Whether de-risking turns out to be the end result of this reallocation of resources or not, we may be entering a new era of (de-)globalisation «with Chinese characteristics».7 At the moment, there is a redefinition of the balance towards a global economy that is more dominated by geopolitical concerns, with states playing a more active role through industrial policies and an imminent redefinition of trade policies and of the free trade consensus built in the post-war period. In the first phase of this process, we have witnessed a dominance of «defensive» trade policies, resulting in increased tariffs as well as non-tariff barriers, such as export restrictions or investment control mechanisms. In order to ensure that this process does not lead to a costly and disorderly fragmentation between blocs, it is essential to consider so-called «offensive» trade policies8 and that a detailed understanding of global value chains is achieved. The EU appears to be taking some encouraging steps in this regard, as evidenced by the recent discussion (based on a more pragmatic view of value chains) around critical technologies and progress in trade agreements with countries such as New Zealand, Chile, Kenya, Mexico and India. No less important in this process will be the construction of effective channels for dialogue between the various blocs: the US, China and, in an increasingly multi-polar world, all the rest.

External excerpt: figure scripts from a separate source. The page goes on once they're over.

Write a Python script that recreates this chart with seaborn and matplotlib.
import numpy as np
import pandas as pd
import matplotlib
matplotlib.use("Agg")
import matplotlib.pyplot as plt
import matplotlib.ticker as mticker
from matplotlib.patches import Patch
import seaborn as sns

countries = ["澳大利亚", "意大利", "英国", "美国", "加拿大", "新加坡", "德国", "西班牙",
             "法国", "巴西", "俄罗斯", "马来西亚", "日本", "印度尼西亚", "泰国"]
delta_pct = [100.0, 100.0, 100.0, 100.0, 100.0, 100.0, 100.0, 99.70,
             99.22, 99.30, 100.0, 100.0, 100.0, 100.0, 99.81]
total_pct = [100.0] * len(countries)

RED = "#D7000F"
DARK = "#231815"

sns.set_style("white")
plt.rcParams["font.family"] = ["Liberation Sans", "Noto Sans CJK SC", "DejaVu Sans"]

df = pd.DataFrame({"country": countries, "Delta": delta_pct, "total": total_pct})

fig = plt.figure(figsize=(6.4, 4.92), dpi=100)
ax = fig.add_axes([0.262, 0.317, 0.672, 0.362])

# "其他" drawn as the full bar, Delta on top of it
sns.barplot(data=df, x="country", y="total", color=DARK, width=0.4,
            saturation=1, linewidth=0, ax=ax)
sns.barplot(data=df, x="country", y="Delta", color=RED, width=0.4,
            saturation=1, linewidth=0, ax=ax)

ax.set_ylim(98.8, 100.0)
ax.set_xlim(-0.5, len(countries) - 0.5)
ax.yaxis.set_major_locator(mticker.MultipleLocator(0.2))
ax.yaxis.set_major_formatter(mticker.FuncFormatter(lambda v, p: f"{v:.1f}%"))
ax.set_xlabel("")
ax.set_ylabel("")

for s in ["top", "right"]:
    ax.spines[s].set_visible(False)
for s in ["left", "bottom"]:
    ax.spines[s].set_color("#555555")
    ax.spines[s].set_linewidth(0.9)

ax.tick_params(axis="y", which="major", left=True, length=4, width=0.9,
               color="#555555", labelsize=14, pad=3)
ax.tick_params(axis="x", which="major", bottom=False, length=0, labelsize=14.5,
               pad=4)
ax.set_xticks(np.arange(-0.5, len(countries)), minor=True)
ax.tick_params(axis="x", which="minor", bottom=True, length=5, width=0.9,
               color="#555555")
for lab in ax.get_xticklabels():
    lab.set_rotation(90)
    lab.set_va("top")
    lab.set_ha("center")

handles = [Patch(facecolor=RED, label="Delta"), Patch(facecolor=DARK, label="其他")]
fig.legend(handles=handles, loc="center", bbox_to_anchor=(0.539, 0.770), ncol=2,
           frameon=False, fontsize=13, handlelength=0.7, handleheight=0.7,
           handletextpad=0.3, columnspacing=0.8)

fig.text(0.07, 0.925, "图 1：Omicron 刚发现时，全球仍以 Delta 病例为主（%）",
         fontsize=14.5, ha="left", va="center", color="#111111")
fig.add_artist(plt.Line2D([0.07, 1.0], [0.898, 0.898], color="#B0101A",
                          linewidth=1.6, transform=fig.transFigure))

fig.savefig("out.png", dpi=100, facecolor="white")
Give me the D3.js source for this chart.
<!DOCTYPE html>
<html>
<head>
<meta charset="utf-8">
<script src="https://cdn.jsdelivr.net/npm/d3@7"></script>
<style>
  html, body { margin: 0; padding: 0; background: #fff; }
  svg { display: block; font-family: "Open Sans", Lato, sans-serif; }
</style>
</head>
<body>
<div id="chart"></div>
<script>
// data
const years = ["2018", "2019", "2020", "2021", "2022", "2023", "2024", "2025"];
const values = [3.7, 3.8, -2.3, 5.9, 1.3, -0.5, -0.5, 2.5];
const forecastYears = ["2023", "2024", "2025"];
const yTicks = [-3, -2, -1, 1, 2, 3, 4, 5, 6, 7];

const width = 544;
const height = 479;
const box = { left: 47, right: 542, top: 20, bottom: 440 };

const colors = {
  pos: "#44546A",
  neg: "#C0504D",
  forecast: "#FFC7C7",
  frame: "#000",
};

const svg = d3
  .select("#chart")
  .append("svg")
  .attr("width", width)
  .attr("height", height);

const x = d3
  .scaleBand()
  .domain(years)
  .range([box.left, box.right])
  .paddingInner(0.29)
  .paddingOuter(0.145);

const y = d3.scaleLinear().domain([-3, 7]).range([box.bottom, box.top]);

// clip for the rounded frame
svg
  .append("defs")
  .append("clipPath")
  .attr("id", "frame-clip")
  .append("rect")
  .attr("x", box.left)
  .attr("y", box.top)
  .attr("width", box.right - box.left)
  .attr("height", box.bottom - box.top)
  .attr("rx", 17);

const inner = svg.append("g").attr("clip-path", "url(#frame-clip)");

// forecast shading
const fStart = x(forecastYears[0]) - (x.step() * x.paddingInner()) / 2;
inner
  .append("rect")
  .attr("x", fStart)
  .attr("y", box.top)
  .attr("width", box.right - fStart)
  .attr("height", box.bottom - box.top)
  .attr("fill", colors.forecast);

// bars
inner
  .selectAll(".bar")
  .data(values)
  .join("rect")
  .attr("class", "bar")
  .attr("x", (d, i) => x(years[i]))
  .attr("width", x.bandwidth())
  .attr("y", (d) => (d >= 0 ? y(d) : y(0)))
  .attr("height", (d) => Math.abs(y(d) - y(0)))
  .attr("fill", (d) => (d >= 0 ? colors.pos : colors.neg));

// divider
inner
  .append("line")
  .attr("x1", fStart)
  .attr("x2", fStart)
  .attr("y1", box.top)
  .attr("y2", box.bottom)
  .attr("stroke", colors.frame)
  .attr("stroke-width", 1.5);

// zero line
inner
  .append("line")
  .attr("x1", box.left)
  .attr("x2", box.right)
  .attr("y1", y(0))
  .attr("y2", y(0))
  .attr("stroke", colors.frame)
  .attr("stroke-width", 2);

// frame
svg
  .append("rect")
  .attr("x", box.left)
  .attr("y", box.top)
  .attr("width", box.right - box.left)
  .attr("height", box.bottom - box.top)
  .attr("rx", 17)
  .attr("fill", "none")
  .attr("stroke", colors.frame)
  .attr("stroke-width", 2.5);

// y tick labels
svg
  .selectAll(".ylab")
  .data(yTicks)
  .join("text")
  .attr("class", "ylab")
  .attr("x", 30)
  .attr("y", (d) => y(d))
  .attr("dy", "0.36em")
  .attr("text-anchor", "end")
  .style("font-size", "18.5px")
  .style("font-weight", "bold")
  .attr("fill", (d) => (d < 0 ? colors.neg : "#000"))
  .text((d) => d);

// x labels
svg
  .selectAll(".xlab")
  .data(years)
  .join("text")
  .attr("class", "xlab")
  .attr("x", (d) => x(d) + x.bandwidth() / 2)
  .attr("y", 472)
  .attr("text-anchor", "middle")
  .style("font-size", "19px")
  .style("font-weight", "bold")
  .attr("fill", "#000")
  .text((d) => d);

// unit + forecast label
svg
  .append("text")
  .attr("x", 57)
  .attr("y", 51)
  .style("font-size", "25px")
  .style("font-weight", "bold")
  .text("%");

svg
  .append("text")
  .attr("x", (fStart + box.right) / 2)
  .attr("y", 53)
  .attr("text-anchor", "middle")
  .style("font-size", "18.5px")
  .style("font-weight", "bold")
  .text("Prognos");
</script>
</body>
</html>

  • 5. See the Focus «EU and China: mapping out a strategic interdependence II» in the MR01/2023.
  • 6.  For a recent and detailed analysis, see, for example, L. Alfaro and
    D. Chor (2023). «Global Supply Chains: The Looming ‘Great Reallocation’», Working Paper 31,661, NBER Working Paper Series, NBER.
  • 7. After years of leadership under Mao Zedong, Deng Xiaoping was one of the great reformist leaders who has modernised China’s economy, beginning in the 1980s, and has brought the country into a new era of globalisation. One of the fundamental ideas introduced by Xiaoping was the concept of «socialism with Chinese characteristics», which aimed
    to redefine the balance between a state-dominated economy and the capitalist world to which it was opening up. In the following decades, China became the world’s second largest economy and the biggest exporter of goods globally, and was the single biggest driver of the latest wave of globalisation.
  • 8. «Defensive» trade policies, such as tariffs, quotas or restrictions on imports or exports, contrast with so-called «offensive» trade policies, such as the establishment of trade and cooperation agreements between countries.